STORED RECORDS.
============

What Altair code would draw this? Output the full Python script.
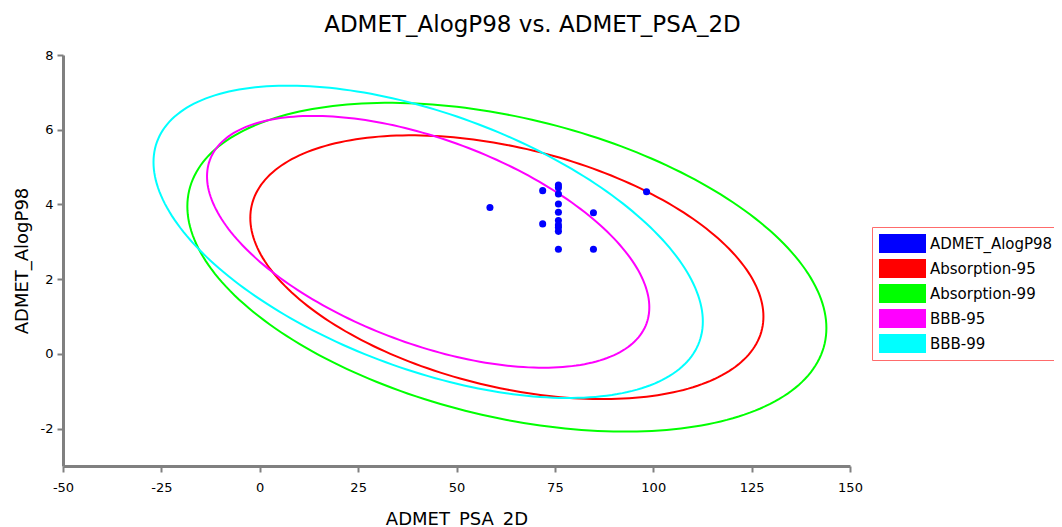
import numpy as np
import pandas as pd
import altair as alt

# ---- data ----
psa_2d = [58.5, 71.9, 75.9, 75.9, 75.9, 75.9, 75.9, 84.8, 71.9, 75.9, 75.9, 75.9, 75.9, 75.9, 84.8, 98.3]
alogp98 = [3.92, 4.37, 4.52, 4.45, 4.28, 4.01, 3.79, 3.78, 3.48, 3.57, 3.45, 3.38, 3.28, 2.80, 2.80, 4.34]

series_names = ["ADMET_AlogP98", "Absorption-95", "Absorption-99", "BBB-95", "BBB-99"]
series_colors = ["#0000ff", "#ff0000", "#00ff00", "#ff00ff", "#00ffff"]

# confidence ellipses: centre, half-width, half-height, correlation
ell_names = ["Absorption-95", "Absorption-99", "BBB-95", "BBB-99"]
ell_cx = [62.8, 62.8, 42.8, 42.8]
ell_cy = [2.32, 2.32, 3.0, 3.0]
ell_rx = [65.2, 81.2, 56.2, 69.8]
ell_ry = [3.53, 4.40, 3.37, 4.18]
ell_rho = [-0.374, -0.37, -0.52, -0.51]

x_ticks = [-50, -25, 0, 25, 50, 75, 100, 125, 150]
y_ticks = [-2, 0, 2, 4, 6, 8]

# ---- tables ----
pts = pd.DataFrame({"x": psa_2d, "y": alogp98, "series": ["ADMET_AlogP98"] * len(psa_2d)})

rows = []
t = np.linspace(0, 2 * np.pi, 241)
for n, cx, cy, rx, ry, r in zip(ell_names, ell_cx, ell_cy, ell_rx, ell_ry, ell_rho):
    xs = cx + rx * np.cos(t)
    ys = cy + ry * (r * np.cos(t) + np.sqrt(1 - r * r) * np.sin(t))
    for i, (a, b) in enumerate(zip(xs, ys)):
        rows.append({"series": n, "i": i, "x": a, "y": b})
ell = pd.DataFrame(rows)

FONT = "DejaVu Sans"
xsc = alt.Scale(domain=[-50, 150], nice=False, zero=False)
ysc = alt.Scale(domain=[-3, 8], nice=False, zero=False)
xax = alt.Axis(values=x_ticks, title="ADMET_PSA_2D", grid=False, labelExpr="'' + datum.value",
               labelFlush=False)
yax = alt.Axis(values=y_ticks, title="ADMET_AlogP98", grid=False, labelExpr="'' + datum.value",
               labelFlush=False)

X = alt.X("x:Q", scale=xsc, axis=xax)
Y = alt.Y("y:Q", scale=ysc, axis=yax)

color_scale = alt.Scale(domain=series_names, range=series_colors)
legend = alt.Legend(
    title=None, orient="none", legendX=809, legendY=172,
    symbolType="M-1,-0.4H1V0.4H-1Z", symbolSize=2209, clipHeight=19,
    rowPadding=6, symbolStrokeWidth=0, symbolOpacity=1,
    labelFont=FONT, labelFontSize=15, labelColor="#000000", labelOffset=4,
    strokeColor="#ff6b6b", fillColor="#ffffff", padding=7,
)

lines = alt.Chart(ell).mark_line(strokeWidth=2, clip=True).encode(
    x=X, y=Y,
    color=alt.Color("series:N", scale=color_scale, legend=legend),
    order="i:Q",
)

points = alt.Chart(pts).mark_circle(size=50, opacity=1).encode(
    x=X, y=Y,
    color=alt.Color("series:N", scale=color_scale, legend=legend),
)

chart = alt.layer(lines, points).properties(
    width=787, height=411,
    padding={"left": 55, "top": 47, "right": 204, "bottom": 60},
    autosize=alt.AutoSizeParams(type="none"),
    title=alt.TitleParams(
        "ADMET_AlogP98 vs. ADMET_PSA_2D", font=FONT, fontSize=23, fontWeight="normal",
        color="#000000", anchor="middle", dx=76, offset=12,
    ),
).configure_view(stroke=None).configure_axis(
    domainColor="#808080", domainWidth=3, tickColor="#808080", tickWidth=2, tickSize=6,
    labelFont=FONT, labelFontSize=13, labelColor="#000000",
    titleFont=FONT, titleFontSize=18, titleFontWeight="normal", titleColor="#000000",
).configure_axisX(labelPadding=9, titlePadding=16).configure_axisY(labelPadding=4, titlePadding=9)

chart.save("out.html", embed_options={"renderer": "svg", "actions": False})
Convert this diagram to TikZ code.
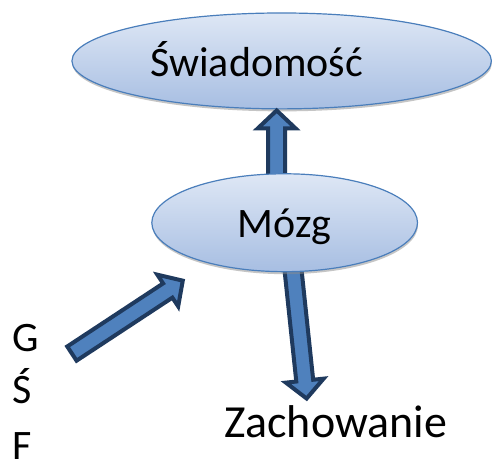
\documentclass[tikz,border=0pt]{standalone}
\usepackage{fontspec}
\setmainfont{Carlito}
\usetikzlibrary{shapes.geometric,shadows,calc,backgrounds}

\definecolor{ovalTop}{RGB}{222,231,245}
\definecolor{ovalBottom}{RGB}{167,190,226}
\definecolor{ovalLine}{RGB}{74,126,187}
\definecolor{arrowFill}{RGB}{79,129,189}
\definecolor{arrowLine}{RGB}{31,58,94}

\tikzset{
  oval/.style={ellipse, draw=ovalLine, line width=1.2pt, top color=ovalTop,
    bottom color=ovalBottom, inner sep=0pt,
    drop shadow={shadow xshift=0.5pt, shadow yshift=-2.5pt, fill=black!45}},
  blockArrow/.style={fill=arrowFill, draw=arrowLine, line width=4pt, line join=miter},
  word/.style={font=\fontsize{42}{42}\selectfont, inner sep=0pt, anchor=base},
}

% block arrow from #1 to #2
\newcommand{\blockarrow}[2]{%
  \coordinate (headBase) at ($(#2)!18pt!(#1)$);
  \draw[blockArrow] ($(#1)!8.5pt!90:(#2)$) -- ($(headBase)!8.5pt!90:(#2)$)
    -- ($(headBase)!19pt!90:(#2)$) -- (#2) -- ($(headBase)!19pt!-90:(#2)$)
    -- ($(headBase)!8.5pt!-90:(#2)$) -- ($(#1)!8.5pt!-90:(#2)$) -- cycle;}

\begin{document}
\begin{tikzpicture}[x=1pt, y=-1pt]

\node[oval, minimum width=420pt, minimum height=96pt] (swiadomosc) at (282,61) {};
\node[word] (swiadomoscText) at ([xshift=-25pt, yshift=-16pt]swiadomosc.center) {Świadomość};

\coordinate (upTip) at ([xshift=-5pt, yshift=-1pt]swiadomosc.south);
\coordinate (upTail) at (277,180);
\blockarrow{upTail}{upTip}

\node[oval, minimum width=266pt, minimum height=98pt, font=\fontsize{42}{42}\selectfont,
  text height=30pt, text depth=0pt] (mozg) at (285,223) {Mózg};

\node[word, font=\fontsize{46}{46}\selectfont] (zachowanie) at (336,438) {Zachowanie};

\node[word, anchor=base west] (g) at (12,352) {G};
\node[word, anchor=base west] (s) at (12,404) {Ś};
\node[word, anchor=base west] (f) at (12,460) {F};

\coordinate (downTail) at ([xshift=8pt, yshift=6pt]mozg.south);
\coordinate (zachTip) at (307,399);
\coordinate (gsfTail) at (72,354);
\coordinate (mozgIn) at (183,281);

\begin{scope}[on background layer]
  \fill[white] (0,0) rectangle (492,454);
  \blockarrow{downTail}{zachTip}
\end{scope}
\blockarrow{gsfTail}{mozgIn}

\useasboundingbox (0,0) rectangle (492,454);
\end{tikzpicture}
\end{document}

============

SHORT TASK.
Copy every line of the entries above in which "draw" occurs.

RESPONSE.
What Altair code would draw this? Output the full Python script.
  oval/.style={ellipse, draw=ovalLine, line width=1.2pt, top color=ovalTop,
  blockArrow/.style={fill=arrowFill, draw=arrowLine, line width=4pt, line join=miter},
  \draw[blockArrow] ($(#1)!8.5pt!90:(#2)$) -- ($(headBase)!8.5pt!90:(#2)$)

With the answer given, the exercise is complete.